The tiling was really fun. Richard has done so much of this over the years that I was keen to get the tricks of the trade. He started me off with lines all over the walls – where each row would start and where we would finish. The adhesive is applied to the individual tiles to give enough movement that they will bed evenly onto the wall. This allows you to get the tiles level on the surface as the adhesive doesn’t set hard for a number of hours. Each one has a spacer separating it to allow the grout lines to be even and to allow you to get them level. Then when all of the regular tiles are positioned, the ones that need cutting are measured and cut with either a scorer or a wet wheel tile cutter.
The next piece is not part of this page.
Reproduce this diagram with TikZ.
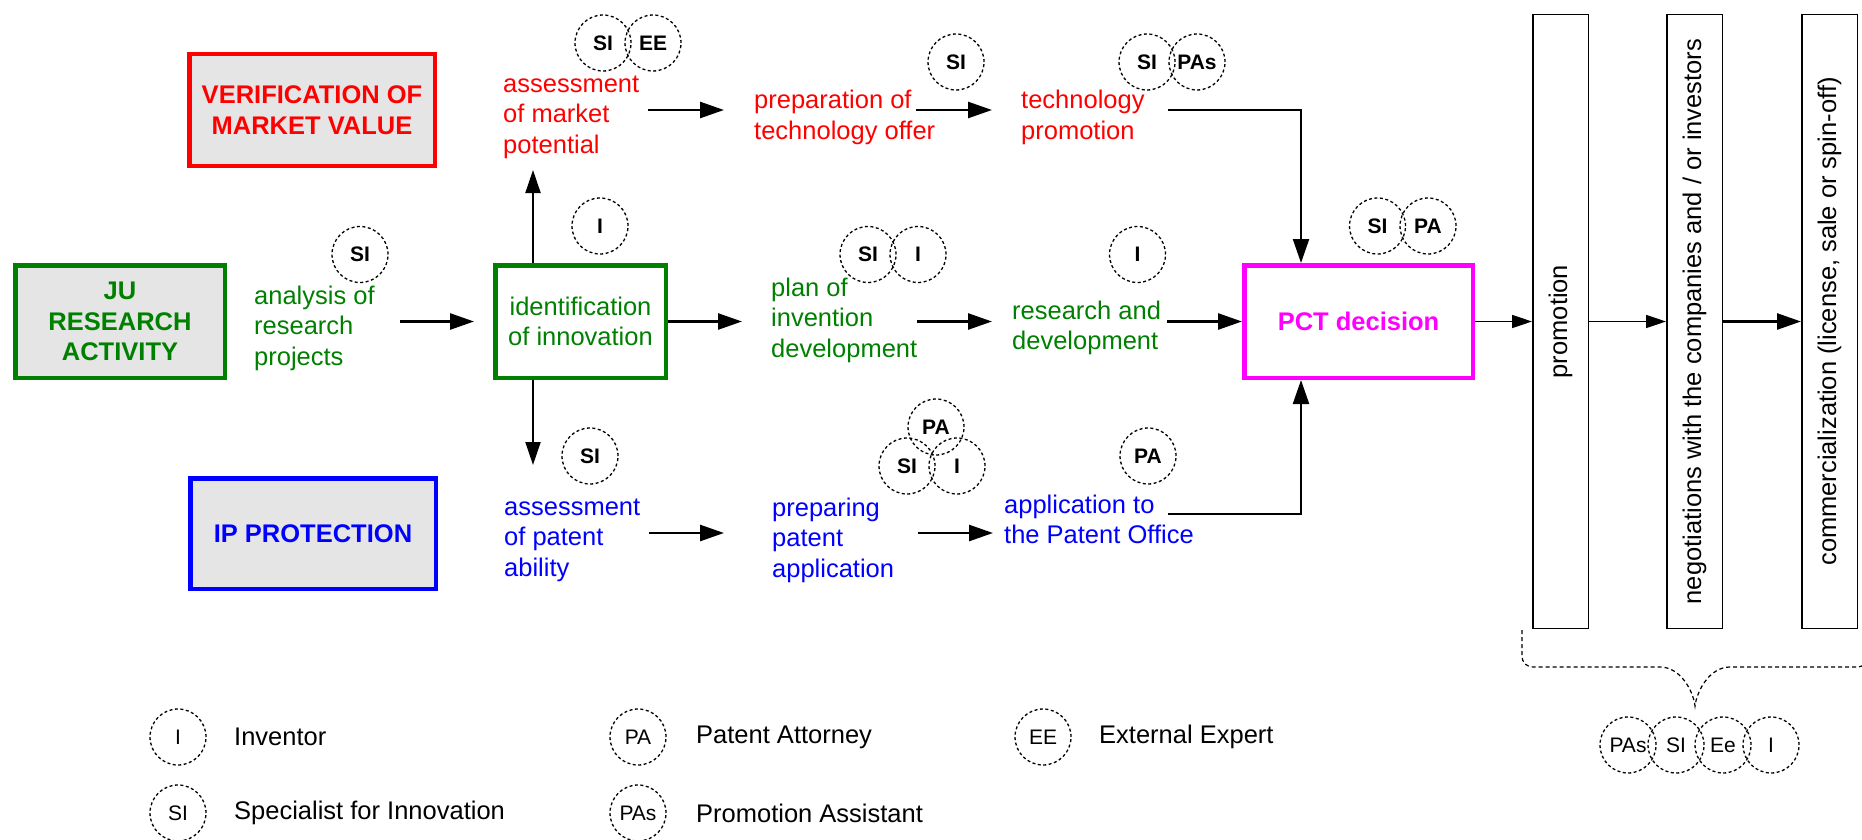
\documentclass[tikz,border=0pt]{standalone}
\usepackage{fontspec}
\setmainfont{Liberation Sans}
\usetikzlibrary{arrows.meta}

\definecolor{boxgray}{RGB}{229,229,229}
\definecolor{dkgreen}{RGB}{0,128,0}
\definecolor{pctpink}{RGB}{255,0,255}

\newcommand\fmain{\fontsize{25.5}{30.5}\selectfont}
\newcommand\fwho{\fontsize{21}{21}\selectfont}

\begin{document}
\begin{tikzpicture}[x=1pt,y=-1pt,
  stage/.style={draw, line width=4.5pt, font=\fmain\bfseries, align=center, inner sep=2pt},
  txt/.style={font=\fmain, align=left, inner sep=0pt, anchor=west},
  tallbox/.style={draw, line width=1.5pt, minimum width=55.5pt, minimum height=613.5pt, inner sep=0pt},
  talltxt/.style={font=\fmain, rotate=90, inner sep=0pt},
  who/.style={circle, draw, line width=1.3pt, dash pattern=on 3pt off 2.5pt,
              minimum size=56pt, inner sep=0pt, font=\fwho\bfseries},
  whol/.style={who, font=\fwho},
  lgtxt/.style={font=\fmain, inner sep=0pt, anchor=west},
  flow/.style={line width=2.6pt, -{Triangle[length=24pt,width=16pt]}},
  vflow/.style={line width=2pt, -{Triangle[length=23pt,width=15pt]}},
  thinflow/.style={line width=1.5pt, -{Triangle[length=20pt,width=13pt]}},
  bracepath/.style={line width=1.2pt, dash pattern=on 4pt off 3pt}
]
\useasboundingbox (0,0) rectangle (1862,840);

% stage boxes
\node[stage, draw=red, fill=boxgray, text=red, minimum width=245.5pt, minimum height=111.5pt]
  (vmv) at (312,110) {VERIFICATION OF\\MARKET VALUE};
\node[stage, draw=dkgreen, fill=boxgray, text=dkgreen, minimum width=209.5pt, minimum height=112.5pt]
  (ju) at (120,321.5) {JU\\RESEARCH\\ACTIVITY};
\node[stage, draw=blue, fill=boxgray, text=blue, minimum width=245.5pt, minimum height=110.5pt]
  (ipp) at (313,533.5) {IP PROTECTION};
\node[stage, draw=dkgreen, fill=white, text=dkgreen, font=\fmain, minimum width=170.5pt, minimum height=112.5pt]
  (idn) at (580.5,321.5) {identification\\of innovation};
\node[stage, draw=pctpink, fill=white, text=pctpink, minimum width=228.5pt, minimum height=112.5pt]
  (pct) at (1358.5,321.5) {PCT decision};

% commercialisation stages
\node[tallbox] (prom) at (1560.5,321.5) {};
\node[talltxt] (promT) at (prom) {promotion};
\node[tallbox] (neg) at (1694.5,321.5) {};
\node[talltxt] (negT) at (neg) {negotiations with the companies and / or investors};
\node[tallbox] (comm) at (1829.5,321.5) {};
\node[talltxt] (commT) at (comm) {commercialization (license, sale or spin-off)};

% activities
\node[txt, text=red] (amp) at (503,117) {assessment\\of market\\potential};
\node[txt, text=red] (pto) at (754,117.5) {preparation of\\technology offer};
\node[txt, text=red] (tpr) at (1021,117.5) {technology\\promotion};
\node[txt, text=dkgreen] (arp) at (254,328) {analysis of\\research\\projects};
\node[txt, text=dkgreen] (pid) at (771,320) {plan of\\invention\\development};
\node[txt, text=dkgreen] (rad) at (1012,328) {research and\\development};
\node[txt, text=blue] (apa) at (504,540) {assessment\\of patent\\ability};
\node[txt, text=blue] (ppa) at (772,540) {preparing\\patent\\application};
\node[txt, text=blue] (apo) at (1004,519.5) {application to\\the Patent Office};

% people involved
\node[who] (w1) at (603,43) {SI};
\node[who] (w2) at (653,43) {EE};
\node[who] (w3) at (956,62) {SI};
\node[who] (w4) at (1147,62) {SI};
\node[who] (w5) at (1197,62) {PAs};
\node[who] (w6) at (1377.5,226) {SI};
\node[who] (w7) at (1428,226) {PA};
\node[who] (w8) at (360,254.5) {SI};
\node[who] (w9) at (600,226) {I};
\node[who] (w10) at (868,254.5) {SI};
\node[who] (w11) at (918,254.5) {I};
\node[who] (w12) at (1137.5,254.5) {I};
\node[who] (w13) at (590,456) {SI};
\node[who] (w14) at (936,427) {PA};
\node[who] (w15) at (907,466) {SI};
\node[who] (w16) at (957,466) {I};
\node[who] (w17) at (1148,456) {PA};

% rows of the flow
\coordinate (rowT) at (0,110);
\coordinate (rowM) at (0,321.5);
\coordinate (rowB) at (0,533);
\coordinate (rowA) at (0,514);
\coordinate (upTip) at (533,170);
\coordinate (downTip) at (533,465);

% connectors
\draw[flow, shorten <=25pt, shorten >=19pt] (arp.east |- rowM) -- (idn.west |- rowM);
\draw[vflow] (idn.north -| upTip) -- (upTip);
\draw[vflow] (idn.south -| downTip) -- (downTip);
\draw[flow, shorten >=29pt] (idn.east) -- (pid.west |- idn.east);
\draw[flow, shorten >=20pt] (pid.east |- rowM) -- (rad.west |- rowM);
\draw[flow, shorten <=6pt] (rad.east |- rowM) -- (pct.west);

\draw[flow, shorten <=9pt, shorten >=30pt] (amp.east |- rowT) -- (pto.west |- rowT);
\draw[flow, shorten <=-19pt, shorten >=29pt] (pto.east |- rowT) -- (tpr.west |- rowT);
\draw[flow, line width=2.2pt, shorten <=23pt] (tpr.east |- rowT) -| ([xshift=59pt]pct.north west);

\draw[flow, shorten <=9pt, shorten >=48pt] (apa.east |- rowB) -- (ppa.west |- rowB);
\draw[flow, shorten <=24pt, shorten >=11pt] (ppa.east |- rowB) -- (apo.west |- rowB);
\draw[flow, line width=2.2pt, shorten <=-26pt] (apo.east |- rowA) -| ([xshift=59pt]pct.south west);

\draw[thinflow] (pct.east) -- (prom.west |- pct.east);
\draw[thinflow] (prom.east |- pct.east) -- (neg.west |- pct.east);
\draw[flow] (neg.east |- pct.east) -- (comm.west |- pct.east);

% brace under the commercialisation stages
\draw[bracepath] (1522,630) -- (1522,655) .. controls (1522,663) and (1526,667) .. (1534,667)
  -- (1660,667) .. controls (1680,667) and (1693,690) .. (1695,706)
  .. controls (1697,690) and (1710,667) .. (1730,667) -- (1856,667)
  .. controls (1864,667) and (1868,663) .. (1868,655);
\node[whol] (b1) at (1628,745) {PAs};
\node[whol] (b2) at (1676,745) {SI};
\node[whol] (b3) at (1723,745) {Ee};
\node[whol] (b4) at (1771,745) {I};

% legend
\node[whol] (lg1) at (178,737) {I};
\node[lgtxt] (lg1t) at (234,737) {Inventor};
\node[whol] (lg2) at (178,813) {SI};
\node[lgtxt] (lg2t) at (234,813) {Specialist for Innovation};
\node[whol] (lg3) at (638,737) {PA};
\node[lgtxt] (lg3t) at (696,737) {Patent Attorney};
\node[whol] (lg4) at (638,813) {PAs};
\node[lgtxt] (lg4t) at (696,813) {Promotion Assistant};
\node[whol] (lg5) at (1043,737) {EE};
\node[lgtxt] (lg5t) at (1099,737) {External Expert};
\end{tikzpicture}
\end{document}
They are applied the same way but every so often something needs to be slotted in around a socket. Make sure you turn off the electricity to that circuit before you attempt to remove the socket cover! Wipe each tile as you go to remove any adhesive and keep the edges clean so that the grout lines are clear. Then when everything has dried, you can remove the spacers – even without grouting, the wall looks really finished!
Applying grout is a bit like icing a cake, you have to watch where you’re putting it and work quickly to make sure you get the finish you want. The thing about it is that mixing it takes patience. It’s a waterproof product so doesn’t naturally want to bind – but once you get the consistency right, you end up with something a bit like butter icing in texture. When you spread the grout, you also have to work it into the crevices and run a finger over the gaps between the tiles to make sure you haven’t missed anything – so that’s where the cake icing analogy ends! Then you wipe it off with a sponge and fill in any gappy bits. You wipe it again – and again – and then you buff it. It’s worth taking the time to get it smooth because this finish is the difference between a professional look and something that is a bit ‘homemade.’ Grout does not look good if it’s rough and ‘rustic.’